**Work to do**
Without the pictures, extract every line from the start of the material to the line containing "0.16, 0.124, 0.0178];", both ends included.

[Code that draws figures]
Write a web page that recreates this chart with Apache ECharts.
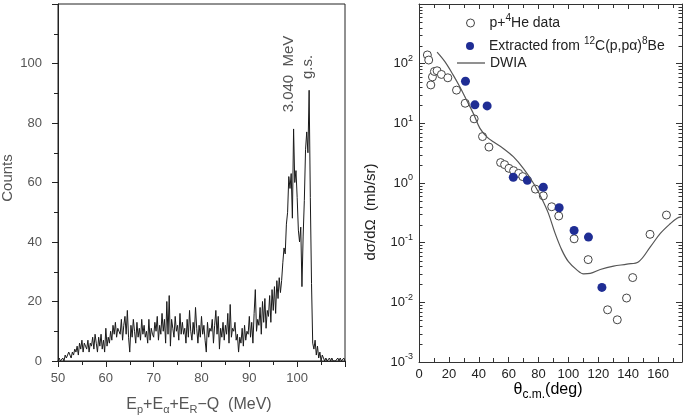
<!DOCTYPE html>
<html><head><meta charset="utf-8">
<script src="https://cdn.jsdelivr.net/npm/echarts@6/dist/echarts.min.js"></script>
<style>html,body{margin:0;padding:0;background:#fff}#c{width:685px;height:420px}</style>
</head><body><div id="c"></div>
<script>
// ---------- Left panel: spectrum ----------
const histStart = 50;      // MeV, first bin
const histStep = 0.25;     // MeV per bin
const histCounts = [
  0,1,0,0,   1,0,2,1,   1,3,2,1,   3,2,4,3,   5,2,6,4,     // 50-54
  7,3,6,5,   4,7,3,6,   5,8,4,9,   6,3,8,5,   9,4,7,3,     // 55-59
  11,5,8,6,  10,7,12,9, 13,8,11,10, 9,14,7,12, 15,9,17,8,  // 60-64
  3,12,8,14, 10,6,13,8, 11,7,14,9, 12,8,10,6, 14,7,11,9,   // 65-69
  8,13,10,15, 7,12,9,16, 10,14,6,20, 9,22,5,14, 11,8,15,10, // 70-74
  12,7,16,9, 13,9,11,6, 14,8,17,10, 7,13,9,18, 11,6,12,8,  // 75-79
  15,9,12,7, 3,13,8,11, 10,14,6,12, 17,9,15,4, 11,8,13,7,  // 80-84
  12,9,16,6, 19,8,11,10, 13,7,9,3, 8,6,11,5, 12,7,10,9,    // 85-89
  15,8,13,6, 16,24,10,14, 12,18,9,20, 13,21,11,17, 15,22,13,24, // 90-94
  17,25,16,27, 21,28,23,27, 33,38,36,46, 50,62,58,63, 48,78,60,64, // 95-99
  55,44,40,45, 25,42,54,71, 77,70,91,55, 26,6,4,7, 2,5,1,3, // 100-104
  0,2,1,0,   1,0,0,1,   0,1,0,0,   0,0,1,0,   1,0,0,1,     // 105-109
  0                                                        // 110
];
const leftXTickLabels = [50, 60, 70, 80, 90, 100];
const leftYTickLabels = [0, 20, 40, 60, 80, 100];

// ---------- Right panel: angular distribution ----------
const heAngles = [5.6, 6.5, 7.9, 9.0, 10.3, 12.1, 15.0, 19.3, 25.1, 30.9, 36.9, 42.5, 46.8,
  54.6, 57.3, 60.2, 63.3, 66.7, 69.4, 77.9, 83.2, 88.8, 93.5, 103.8, 113.2, 126.2, 132.7,
  138.9, 143.0, 154.6, 165.6];
const heValues = [140, 115, 44, 60, 74, 76, 66, 58, 36, 21.7, 11.9, 6.0, 4.0,
  2.2, 2.03, 1.76, 1.61, 1.45, 1.28, 0.79, 0.61, 0.40, 0.28, 0.116, 0.052, 0.0075, 0.0051,
  0.0118, 0.026, 0.138, 0.29];

const extAngles = [31.1, 37.4, 45.6, 63.1, 72.5, 83.2, 93.8, 103.8, 113.4, 122.4];
const extValues = [50.8, 20.4, 19.6, 1.25, 1.11, 0.85, 0.385, 0.16, 0.124, 0.0178];

const dwiaAngles = [12.1, 17.2, 22.8, 27.3, 31.8, 36.3, 40.7, 45.2, 49.7, 56.4, 63.1, 69.8,
  76.5, 82.1, 86.6, 91.1, 95.6, 100.0, 105.6, 110.1, 114.6, 121.3, 130.2, 139.2, 147.0,
  154.8, 161.5, 168.3, 172.7, 175.5];
const dwiaValues = [156, 109, 65, 41, 24.7, 14.8, 8.3, 6.0, 4.9, 3.8, 2.76, 1.76,
  1.0, 0.55, 0.31, 0.143, 0.075, 0.048, 0.035, 0.030, 0.0305, 0.0355, 0.0405, 0.0437, 0.048,
  0.085, 0.143, 0.21, 0.257, 0.27];

const rightXTickLabels = [0, 20, 40, 60, 80, 100, 120, 140, 160];
const rightYDecades = [-3, -2, -1, 0, 1, 2];
const logMinorTicks = [];
[-3, -2, -1, 0, 1, 2].forEach(function (k) {
  for (let d = 2; d <= 9; d++) logMinorTicks.push(d * Math.pow(10, k));
});

// ---------- build ----------
const histData = histCounts.map(function (c, i) { return [histStart + i * histStep, c]; });
const heData = heAngles.map(function (a, i) { return [a, heValues[i]]; });
const extData = extAngles.map(function (a, i) { return [a, extValues[i]]; });
const dwiaData = dwiaAngles.map(function (a, i) { return [a, dwiaValues[i]]; });

const FONT = '"Liberation Sans", Arial, sans-serif';
const RX_MAX = 176;

const chart = echarts.init(document.getElementById('c'), null, { renderer: 'canvas' });

const legendRich = {
  n: { fontSize: 14, fontFamily: FONT, color: '#222' },
  sup: { fontSize: 10, fontFamily: FONT, color: '#222', padding: [0, 0, 10, 0] }
};
const legendNames = {
  he: '{n|p+}{sup|4}{n|He data}',
  ext: '{n|Extracted from }{sup|12}{n|C(p,p\u03b1)}{sup|8}{n|Be}',
  dwia: '{n|DWIA}'
};
function mkLegend(name, left, top, extra) {
  const lg = {
    data: [name], left: left, top: top, orient: 'vertical', padding: 0,
    itemWidth: 28, itemHeight: 8, itemGap: 0, selectedMode: false,
    itemStyle: { borderWidth: 1 },
    formatter: function (n) { return legendNames[n]; },
    textStyle: { fontSize: 14, fontFamily: FONT, color: '#222', rich: legendRich }
  };
  return Object.assign(lg, extra || {});
}

const option = {
  animation: false,
  backgroundColor: '#fff',
  grid: [
    { left: 58, top: 4, width: 287, height: 357, show: true, borderColor: '#222', borderWidth: 1 },
    { left: 419, top: 4, width: 263, height: 358 }
  ],
  legend: [
    mkLegend('he', 466, 13),
    mkLegend('ext', 466, 36),
    mkLegend('dwia', 457, 56, { data: [{ name: 'dwia', icon: 'rect' }], itemHeight: 1.3, itemStyle: { color: '#555', borderWidth: 0 } })
  ],
  xAxis: [
    {
      gridIndex: 0, type: 'value', min: 50, max: 110, interval: 10,
      axisLine: { lineStyle: { color: '#222', width: 1 } },
      axisTick: { inside: false, length: 6, lineStyle: { color: '#222' } },
      minorTick: { show: true, splitNumber: 2, length: 4, lineStyle: { color: '#222' } },
      splitLine: { show: false },
      axisLabel: {
        margin: 11, fontSize: 13, fontFamily: FONT, color: '#555', showMaxLabel: false,
        formatter: function (v) { return leftXTickLabels.indexOf(v) >= 0 ? String(v) : ''; }
      }
    },
    {
      gridIndex: 1, type: 'value', min: 0, max: RX_MAX, interval: 20, position: 'bottom',
      axisLine: { onZero: false, lineStyle: { color: '#333', width: 1 } },
      axisTick: { inside: true, length: 5, lineStyle: { color: '#333' } },
      minorTick: { show: true, splitNumber: 2, length: 4, lineStyle: { color: '#333' } },
      splitLine: { show: false },
      axisLabel: {
        margin: 6, fontSize: 13, fontFamily: FONT, color: '#222', showMaxLabel: false,
        formatter: function (v) { return rightXTickLabels.indexOf(v) >= 0 ? String(v) : ''; }
      }
    },
    {
      gridIndex: 1, type: 'value', min: 0, max: RX_MAX, interval: 20, position: 'top',
      axisLine: { onZero: false, lineStyle: { color: '#333', width: 1 } },
      axisTick: { inside: true, length: 5, lineStyle: { color: '#333' } },
      minorTick: { show: true, splitNumber: 2, length: 4, lineStyle: { color: '#333' } },
      splitLine: { show: false }, axisLabel: { show: false }
    }
  ],
  yAxis: [
    {
      gridIndex: 0, type: 'value', min: 0, max: 120, interval: 20,
      axisLine: { show: true, lineStyle: { color: '#222', width: 1 } },
      axisTick: { show: true, inside: false, length: 6, lineStyle: { color: '#222' } },
      minorTick: { show: true, splitNumber: 2, length: 4, lineStyle: { color: '#222' } },
      splitLine: { show: false },
      axisLabel: {
        margin: 16, fontSize: 13, fontFamily: FONT, color: '#555', showMaxLabel: false,
        formatter: function (v) { return leftYTickLabels.indexOf(v) >= 0 ? String(v) : ''; }
      }
    },
    {
      gridIndex: 1, type: 'log', logBase: 10, min: 0.001, max: 1000, interval: 1,
      axisLine: { show: true, onZero: false, lineStyle: { color: '#333', width: 1 } },
      axisTick: { show: true, inside: true, length: 6, lineStyle: { color: '#333' } },
      splitLine: { show: false },
      axisLabel: {
        margin: 6, showMaxLabel: false,
        formatter: function (v) {
          const e = Math.round(Math.log10(v));
          if (rightYDecades.indexOf(e) < 0) return '';
          return '{b|10}{s|' + e + '}';
        },
        rich: {
          b: { fontSize: 13, fontFamily: FONT, color: '#222' },
          s: { fontSize: 9, fontFamily: FONT, color: '#222', padding: [0, 0, 10, 0] }
        }
      }
    },
    {
      gridIndex: 1, type: 'log', logBase: 10, min: 0.001, max: 1000, interval: 1, position: 'right',
      axisLine: { show: true, onZero: false, lineStyle: { color: '#333', width: 1 } },
      axisTick: { show: true, inside: true, length: 6, lineStyle: { color: '#333' } },
      splitLine: { show: false }, axisLabel: { show: false }
    }
  ],
  graphic: [
    { type: 'text', x: 8, y: 178, rotation: Math.PI / 2,
      style: { text: 'Counts', fontSize: 15, fontFamily: FONT, fill: '#555', align: 'center', verticalAlign: 'middle' } },
    { type: 'text', x: 199, y: 405,
      style: { text: '{n|E}{s|p}{n|+E}{s|\u03b1}{n|+E}{s|R}{n|\u2212Q  (MeV)}', align: 'center', verticalAlign: 'middle',
        rich: {
          n: { fontSize: 16, fontFamily: FONT, fill: '#555', color: '#555' },
          s: { fontSize: 11, fontFamily: FONT, fill: '#555', color: '#555', padding: [10, 0, 0, 0] }
        } } },
    { type: 'text', x: 289, y: 74, rotation: Math.PI / 2,
      style: { text: '3.040  MeV', fontSize: 15, fontFamily: FONT, fill: '#555', align: 'center', verticalAlign: 'middle' } },
    { type: 'text', x: 308, y: 67, rotation: Math.PI / 2,
      style: { text: 'g.s.', fontSize: 15, fontFamily: FONT, fill: '#555', align: 'center', verticalAlign: 'middle' } },
    { type: 'text', x: 371, y: 212, rotation: Math.PI / 2,
      style: { text: 'd\u03c3/d\u03a9  (mb/sr)', fontSize: 15, fontFamily: FONT, fill: '#222', align: 'center', verticalAlign: 'middle' } },
    { type: 'text', x: 548, y: 390,
      style: { text: '{n|\u03b8}{s|c.m.}{n|(deg)}', align: 'center', verticalAlign: 'middle',
        rich: {
          n: { fontSize: 16, fontFamily: FONT, color: '#222' },
          s: { fontSize: 12, fontFamily: FONT, color: '#222', padding: [9, 0, 0, 0] }
        } } }
  ],
  series: [
    {
      name: 'spectrum', type: 'line', xAxisIndex: 0, yAxisIndex: 0, data: histData,
      showSymbol: false, symbol: 'none', lineStyle: { color: '#1a1a1a', width: 1 }, silent: true
    },
    {
      name: 'dwia', type: 'line', xAxisIndex: 1, yAxisIndex: 1, data: dwiaData, smooth: 0.35,
      showSymbol: false, symbol: 'none', lineStyle: { color: '#555', width: 1.2 }, itemStyle: { color: '#555' }
    },
    {
      name: 'he', type: 'scatter', xAxisIndex: 1, yAxisIndex: 1, data: heData,
      symbol: 'circle', symbolSize: 8,
      itemStyle: { color: '#fff', borderColor: '#444', borderWidth: 1, opacity: 1 }
    },
    {
      name: 'ext', type: 'scatter', xAxisIndex: 1, yAxisIndex: 1, data: extData,
      symbol: 'circle', symbolSize: 9, itemStyle: { color: '#1f2d94', opacity: 1 }
    },
    {
      name: 'minorTicks', type: 'custom', xAxisIndex: 1, yAxisIndex: 1, silent: true, z: 5,
      data: logMinorTicks.map(function (v) { return [0, v]; }),
      renderItem: function (params, api) {
        const v = api.value(1);
        const p0 = api.coord([0, v]);
        const p1 = api.coord([RX_MAX, v]);
        const st = { stroke: '#333', lineWidth: 1 };
        return { type: 'group', children: [
          { type: 'line', shape: { x1: p0[0], y1: Math.round(p0[1]) + 0.5, x2: p0[0] + 3.5, y2: Math.round(p0[1]) + 0.5 }, style: st },
          { type: 'line', shape: { x1: p1[0] - 3.5, y1: Math.round(p1[1]) + 0.5, x2: p1[0], y2: Math.round(p1[1]) + 0.5 }, style: st }
        ] };
      }
    }
  ]
};
chart.setOption(option);
</script>
</body></html>
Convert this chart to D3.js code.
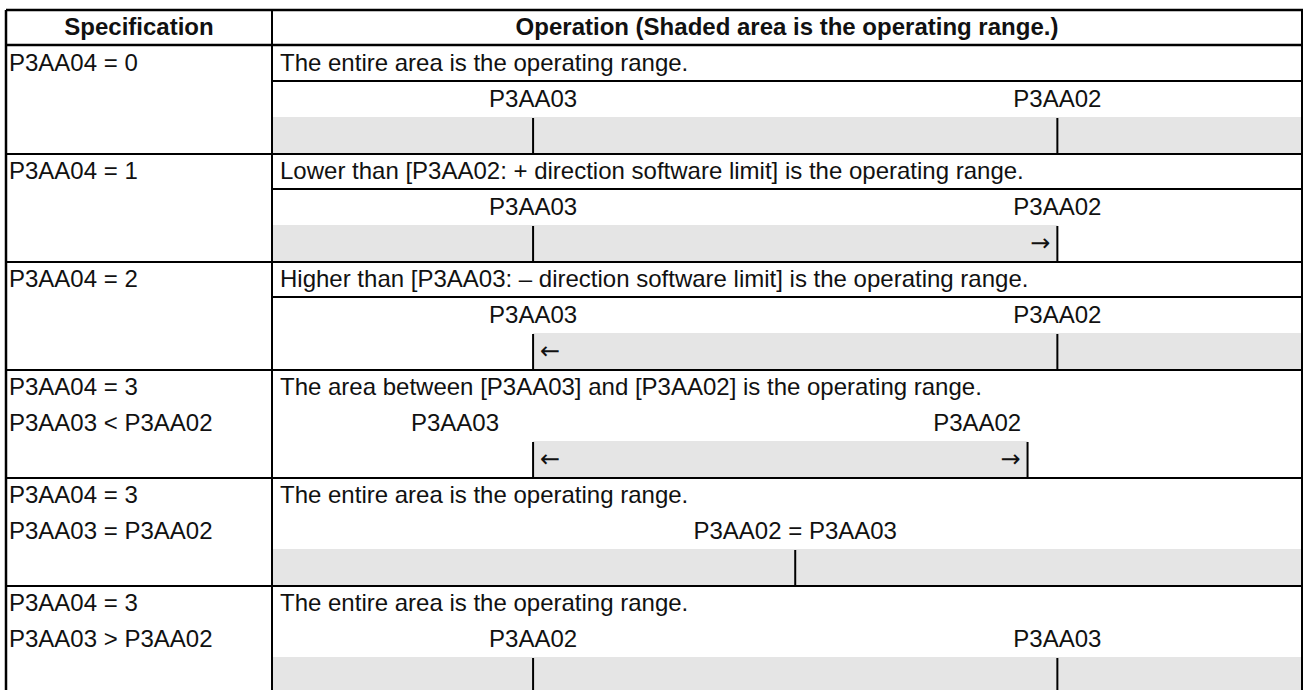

**Solution for this exercise**
Write a web page that recreates this chart with Apache ECharts.
<!DOCTYPE html>
<html><head><meta charset="utf-8">
<script src="https://cdn.jsdelivr.net/npm/echarts@6/dist/echarts.min.js"></script>
<style>html,body{margin:0;padding:0;background:#fff}#c{width:685px;height:420px}</style>
</head><body><div id="c"></div>
<script>
// ---------- Left panel: spectrum ----------
const histStart = 50;      // MeV, first bin
const histStep = 0.25;     // MeV per bin
const histCounts = [
  0,1,0,0,   1,0,2,1,   1,3,2,1,   3,2,4,3,   5,2,6,4,     // 50-54
  7,3,6,5,   4,7,3,6,   5,8,4,9,   6,3,8,5,   9,4,7,3,     // 55-59
  11,5,8,6,  10,7,12,9, 13,8,11,10, 9,14,7,12, 15,9,17,8,  // 60-64
  3,12,8,14, 10,6,13,8, 11,7,14,9, 12,8,10,6, 14,7,11,9,   // 65-69
  8,13,10,15, 7,12,9,16, 10,14,6,20, 9,22,5,14, 11,8,15,10, // 70-74
  12,7,16,9, 13,9,11,6, 14,8,17,10, 7,13,9,18, 11,6,12,8,  // 75-79
  15,9,12,7, 3,13,8,11, 10,14,6,12, 17,9,15,4, 11,8,13,7,  // 80-84
  12,9,16,6, 19,8,11,10, 13,7,9,3, 8,6,11,5, 12,7,10,9,    // 85-89
  15,8,13,6, 16,24,10,14, 12,18,9,20, 13,21,11,17, 15,22,13,24, // 90-94
  17,25,16,27, 21,28,23,27, 33,38,36,46, 50,62,58,63, 48,78,60,64, // 95-99
  55,44,40,45, 25,42,54,71, 77,70,91,55, 26,6,4,7, 2,5,1,3, // 100-104
  0,2,1,0,   1,0,0,1,   0,1,0,0,   0,0,1,0,   1,0,0,1,     // 105-109
  0                                                        // 110
];
const leftXTickLabels = [50, 60, 70, 80, 90, 100];
const leftYTickLabels = [0, 20, 40, 60, 80, 100];

// ---------- Right panel: angular distribution ----------
const heAngles = [5.6, 6.5, 7.9, 9.0, 10.3, 12.1, 15.0, 19.3, 25.1, 30.9, 36.9, 42.5, 46.8,
  54.6, 57.3, 60.2, 63.3, 66.7, 69.4, 77.9, 83.2, 88.8, 93.5, 103.8, 113.2, 126.2, 132.7,
  138.9, 143.0, 154.6, 165.6];
const heValues = [140, 115, 44, 60, 74, 76, 66, 58, 36, 21.7, 11.9, 6.0, 4.0,
  2.2, 2.03, 1.76, 1.61, 1.45, 1.28, 0.79, 0.61, 0.40, 0.28, 0.116, 0.052, 0.0075, 0.0051,
  0.0118, 0.026, 0.138, 0.29];

const extAngles = [31.1, 37.4, 45.6, 63.1, 72.5, 83.2, 93.8, 103.8, 113.4, 122.4];
const extValues = [50.8, 20.4, 19.6, 1.25, 1.11, 0.85, 0.385, 0.16, 0.124, 0.0178];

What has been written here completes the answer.